Chicago Initiative Nears a Conclusion
Contract program is ruled illegal
The Boston Globe
http://www.boston.com/news/nation/articles/2004/01/04/chicago_initiative_nears_a_conclusion/
By Eric Ferkenhoff, Globe Correspondent
January 4, 2004
CHICAGO -- Almost 20 years ago, Harold Washington, Chicago's first black mayor, decreed that a share of all city contracts be set aside for minorities and women. It was an early experiment with affirmative action, and it was seen as a major step toward ensuring equality in a city known for doling out lucrative contracts to cronies -- typically rich white men.
But Chicago's set-aside program, as it is known, has been called into question after a federal judge ruled last week that the program is illegal because, among other things, it amounts to a quota system.
The judge, James B. Moran, stayed his order for six months, meaning that the program can remain in effect until early summer while city officials work on amending it. The ruling marks another blow to government set-aside programs designed to aid minority- and women-owned firms that have suffered numerous setbacks as courts question the programs' constitutionality.
"The judge ruled the city program cannot stand," said Tim Conway, a lawyer who represented the Builders Association of Greater Chicago, which brought the suit against the city in 1996. "Formulistic percentages cannot survive strict scrutiny."
Under Chicago's program, 25 percent of city contracts are allotted to minority-owned firms; 5 percent go to women-owned companies. The suit focused on contracts for the construction industry -- which, the judge agreed, is dominated by white men -- but the ordinance covers all city contracts, from food vending to ambulance services.
In his decision, Moran cited several flaws in the city's program.
He said the city was too generous in setting a ceiling on revenues for qualified companies. The ceiling, $27.5 million, meant that too many rich and established companies would qualify, he said.
Also, Moran said the city had set quotas, not goals; had erred in making the program permanent; had not been flexible in granting waivers when a qualified minority- or women-owned firm could not be found; and had not evaluated the wealth of company owners to make sure the program helped the disadvantaged.
Conway said he had read Moran's ruling as a death knell for the city's set-aside program.
"I don't know what the city is going to do, and I don't know what the city could possibly do," to make the program constitutionally sound.
But city officials noted that Moran stopped short of striking down the law, instead giving the city six months to rewrite its ordinance. They seized on that fact to declare his ruling a success.
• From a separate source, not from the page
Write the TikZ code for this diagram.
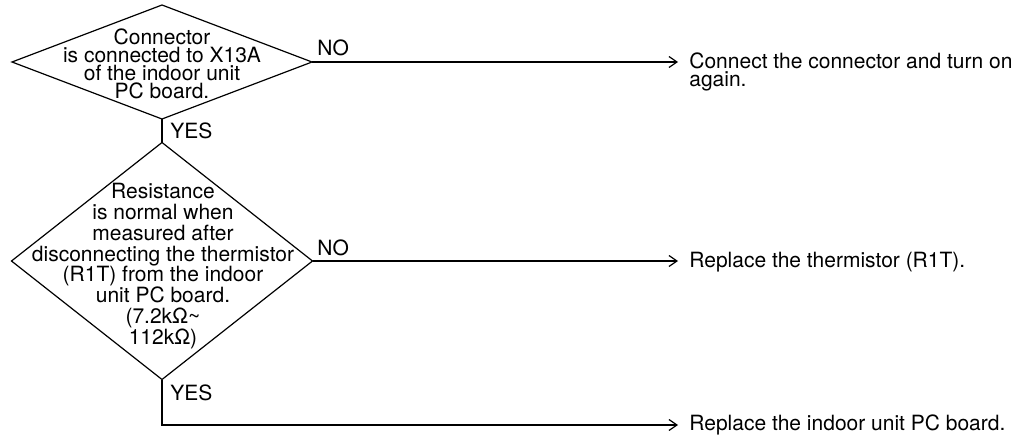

"If you look at what could have happened, following a national trend, he could have said this program was unconstitutional and struck down the entire program," said the city's chief lawyer, Mara Georges.
A number of programs across the country -- in Richmond, Atlanta, Philadelphia, Michigan, Tampa, and Hillsborough County, Fla., -- have been struck down by the courts. And in California, voters endorsed a measure that reduced the level of set-asides, halving the goal of 20 percent to 10 percent for minority contractors.
In 2000, the program for Cook County (which includes Chicago but is a separate entity) was ruled unconstitutional because it did not gather the necessary evidence to show that discrimination existed and that the program was needed. That suit also was brought by the Builders Association of Greater Chicago. Still, Moran said he thought the city had to do something to ensure participation among minority- and women-owned businesses. "The city has a compelling interest in not having its construction projects slip back to near-monopoly domination by white male firms," he wrote.
At trial, the city presented witnesses who cited numerous examples indicating that the level of minority- or women-owned participation in construction projects dropped off sharply once a set-aside program was eliminated, said Jennifer Hoyle, spokeswoman for the city's Law Department.
When Atlanta's program was invalidated in 1989, minority participation dropped from 35 percent to 14 percent. In Philadelphia, which lost its program the following year, minority participation on projects dropped off by 97 percent in the first month, Hoyle said, citing the testimony.
Similar drops were seen in Hillsborough County, Fla., and in Tampa, while in Michigan, minorities were virtually shut out of highway projects within six months of the courts striking down a set-aside program.
The Rainbow/PUSH Coalition, founded by the Rev. Jesse Jackson, said it is pleased the judge did not strike down the entire law.
"So often, these qualified individuals are not even invited to the table to prove they are capable because historically, they have been systematically excluded from the process," said a spokeswoman for the group, Keiana Peyton-Barrett. She added that the group is not an advocate for quotas but thinks some sort of set-aside program is needed to even the playing field for minorities and women.